Sarfarosh isn’t too much about the dialoguebaazi. Khan never tries to duplicate a baritone, deliver a punchline or fill that large shadow of a Bollywood cop, approaching the role of ACP Ajay Rathore with a refreshing restrain. He doesn’t really brood, but he’s a man of few words. He doesn’t mind slipping in and out of the ‘tough cop’ routine, like we see when he meets a gangster’s mother. Realising that she’s telling the truth about not knowing anything about her son’s whereabouts, Rathore apologises to her for the inappropriate language.

Compare this to Akshay Kumar’s cop films, where he singularly goes around taking down crime syndicates with his flying kicks in films like Main Khiladi Tu Anari or Mohra. In fact, few films before Sarfarosh, needed their cop to just be normal human beings. They were either kicking ass like Akshay Kumar and Sunil Shetty, or they were tickling your funny bone like Govina in The Gambler or Bade Miyan Chotte Miyan. It further propelled the one-man-against-the-system myth, reducing the Bollywood cop to an alpha stereotype. Sarfarosh dived deeper into the mundane procedural of a cop film, that punctuated the action set-pieces.

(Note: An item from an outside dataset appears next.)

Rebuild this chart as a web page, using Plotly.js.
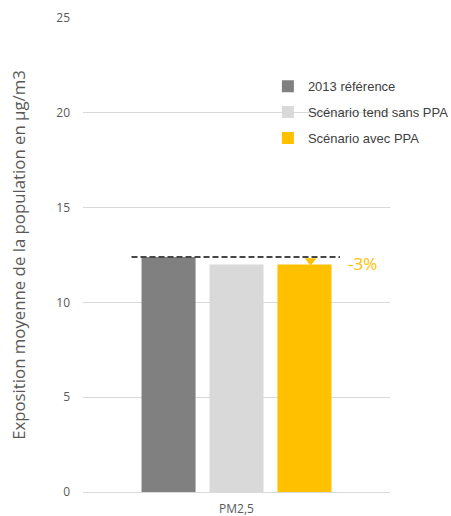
<!DOCTYPE html>
<html>
<head>
<meta charset="utf-8">
<script src="https://cdn.plot.ly/plotly-3.0.1.min.js"></script>
<style>html,body{margin:0;padding:0;background:#fff}#chart{width:451px;height:516px}</style>
</head>
<body>
<div id="chart"></div>
<script>
const categories = ["PM2,5"];
const seriesNames = ["2013 référence", "Scénario tend sans PPA", "Scénario avec PPA"];
const ref2013 = [12.4];
const tendSansPPA = [12.0];
const avecPPA = [12.0];
const yTicks = [0, 5, 10, 15, 20, 25];

const barColors = ["#808080", "#D9D9D9", "#FFC000"];
const bargap = 0.336;
const slot = (1 - bargap) / 3;

const seriesValues = [ref2013, tendSansPPA, avecPPA];
const traces = seriesValues.map((vals, i) => ({
  type: "bar",
  x: categories,
  y: vals,
  name: seriesNames[i],
  legendgroup: "g" + i,
  marker: {color: barColors[i], line: {width: 0}},
  hoverinfo: "y"
}));

const pct = Math.round((avecPPA[0] - ref2013[0]) / ref2013[0] * 100);
const midY = (avecPPA[0] + ref2013[0]) / 2;

const layout = {
  width: 451, height: 516,
  margin: {l: 83, r: 61, t: 18, b: 24, autoexpand: false},
  paper_bgcolor: "#fff", plot_bgcolor: "#fff",
  barmode: "group",
  bargap: bargap,
  bargroupgap: 0.205,
  font: {family: "Open Sans, sans-serif", color: "#595959", size: 12},
  showlegend: true,
  legend: {
    xref: "container", yref: "container",
    x: 0.594, y: 0.862, xanchor: "left", yanchor: "top",
    font: {family: "Liberation Sans, sans-serif", size: 13, color: "#404040"},
    tracegroupgap: 6,
    bgcolor: "rgba(0,0,0,0)"
  },
  xaxis: {
    type: "category",
    range: [-0.5, 0.5],
    showgrid: false, showline: false, zeroline: false,
    ticks: "", ticklabelstandoff: 8,
    tickfont: {size: 12, color: "#595959"},
    fixedrange: true
  },
  yaxis: {
    range: [0, 25],
    tickvals: yTicks,
    ticktext: yTicks.map(String),
    showgrid: true, gridcolor: "#D9D9D9", gridwidth: 1,
    zeroline: true, zerolinecolor: "#D9D9D9", zerolinewidth: 1,
    showline: false, ticks: "",
    ticklabelstandoff: 12,
    tickfont: {size: 12, color: "#595959"},
    title: {text: "Exposition moyenne de la population en µg/m3", font: {size: 16.8, color: "#595959"}, standoff: 26},
    fixedrange: true
  },
  shapes: [{
    type: "line", xref: "x", yref: "y",
    x0: -1.5 * slot - 0.01, x1: 1.5 * slot + 0.005,
    y0: ref2013[0], y1: ref2013[0],
    line: {color: "#474747", width: 2, dash: "6px,3px"}
  }],
  annotations: [{
    xref: "paper", yref: "y",
    x: 0.858, y: avecPPA[0] + 0.05,
    xanchor: "left", yanchor: "middle",
    text: pct + "%", showarrow: false,
    font: {size: 17, color: "#FFC000", family: "Open Sans, sans-serif"}
  }]
};

traces.push({
  type: "scatter", mode: "markers",
  x: [slot + 0.02], y: [midY],
  xaxis: "x2", yaxis: "y",
  marker: {symbol: "triangle-down", size: 10, color: "#FFC000"},
  showlegend: false, hoverinfo: "skip"
});
layout.xaxis2 = {overlaying: "x", range: [-0.5, 0.5], visible: false, fixedrange: true};

Plotly.newPlot("chart", traces, layout, {displayModeBar: false, staticPlot: true});
</script>
</body>
</html>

The paper work, the bureaucracy, the information network – the chief ingredients of police work. Mathan’s film even manages to fit in a few scenes about identity.

But that doesn’t mean that Sarfarosh lacked the requisite masala for a late 90s Hindi film. It checks most of the boxes, where the cop is afforded a family tragedy, a romantic relationship and a friendship that ends in the most devastating manner. But at no point during the film, does that derail the cop’s work life. In fact, in that rare moment where these two lives do intermingle, Rathore’s girlfriend refuses to believe that he’s a cop in plain clothes. Equally hilarious and tense, it leads to a thrilling chase on foot.

In the current era, where Rohit Shetty seems to have taken Bollywood back to the hyper-masculine filmy cop, Sarfarosh is a timely reminder. The camera doesn’t need to gape at the Bollywood cop flexing his muscles, or bounce the light off his perfectly twirled moustache. It doesn’t necessarily need to look up at its cop protagonist as a larger-than-life figure. Like in John Matthew Matthan’s film, the camera can only be an observer. Sarfarosh proves that the Bollywood cop can be quietly dignified, professional and… normal, even when befallen by tragedy.